Sorry for the delay on these.
1. To perform the same set of feature processing steps on your model as you would the rest of your flow you when you built it, you would either need to
* consolidate those steps all into the "Steps" component of the AutoML capability - see the scoring.png
* or Pre-process these and use an Enrichment (dataset lookup), as part of your API.
* or Create a set of custom code and deploy this as part of an arbitrary Python or R code.
2. DSS has its own lineage tooling in the form of the Catalog. You have the potential to read out that lineage by reading it out of the REST API . You can list the datasets, recipes, models, and plugins and rebuild the flow lineage. Our most complete external catalog integration to date is with Alation. Any other integrations would involve Dataiku services or your own internal development.

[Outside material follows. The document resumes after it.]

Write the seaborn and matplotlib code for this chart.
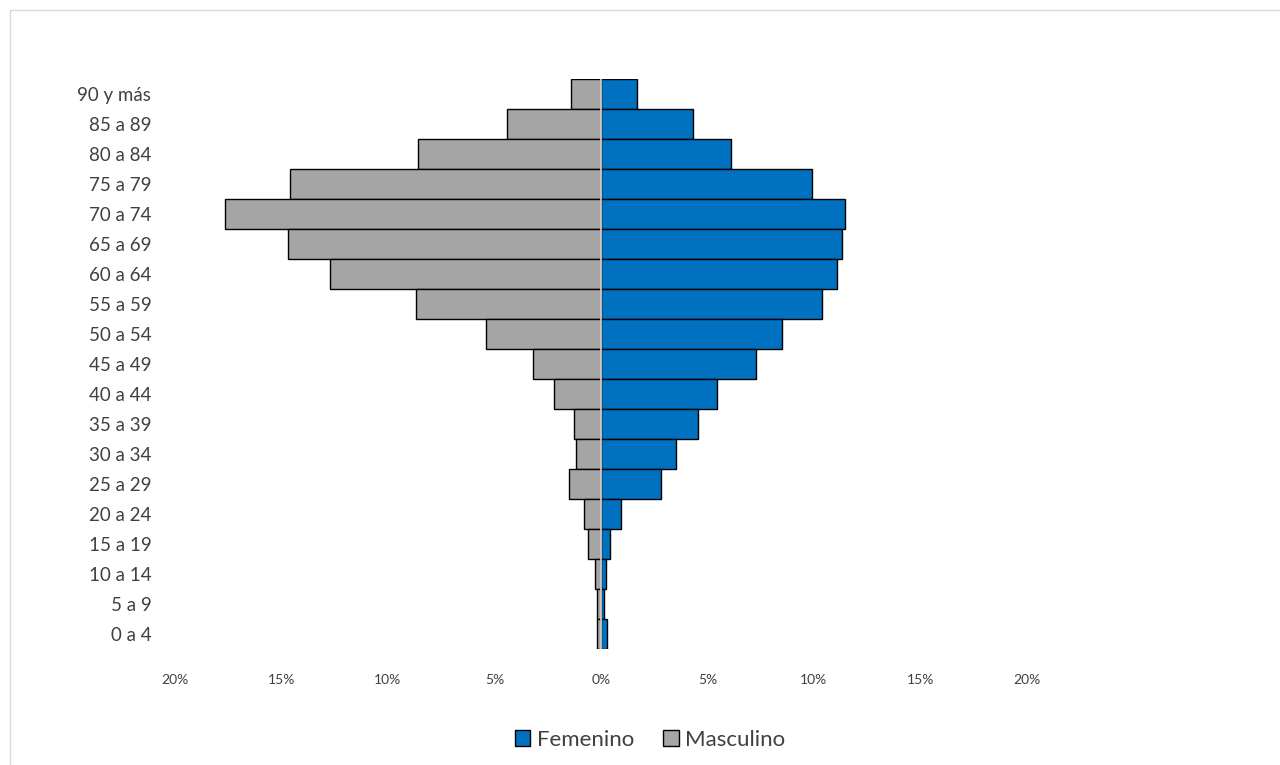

3. This would require an in-depth discussion. DSS has some capabilities in this area, but for any industry-based standard (PCI, HIPPA, etc.), we would likely look to include a partner tool for assistance.
4. DSS can deploy the AutoML prediction models, custom Python and R models, and arbitrary Python or R code with any combinations of libraries. Please look through our documentation on API Endpoints to get a better sense of what we can accomplish. Happy to take follow-ups. https://doc.dataiku.com/dss/latest/apinode/endpoints.html
5. Yes. One of the course tenets of DSS is being an end-to-end solution for data science and self-service analytics. Data ingestion and transformations are things we excel at inside DSS. The caveat I would make is we are focused more on analysts and data science communities and their particular problems. While we have teams that use DSS for more EDW loading scenarios, DSS can make use of the same Spark compute clusters used by these tools), it is not a core function of DSS and customers would likely be better served with the likes of an Informatica, Data Stage, and others.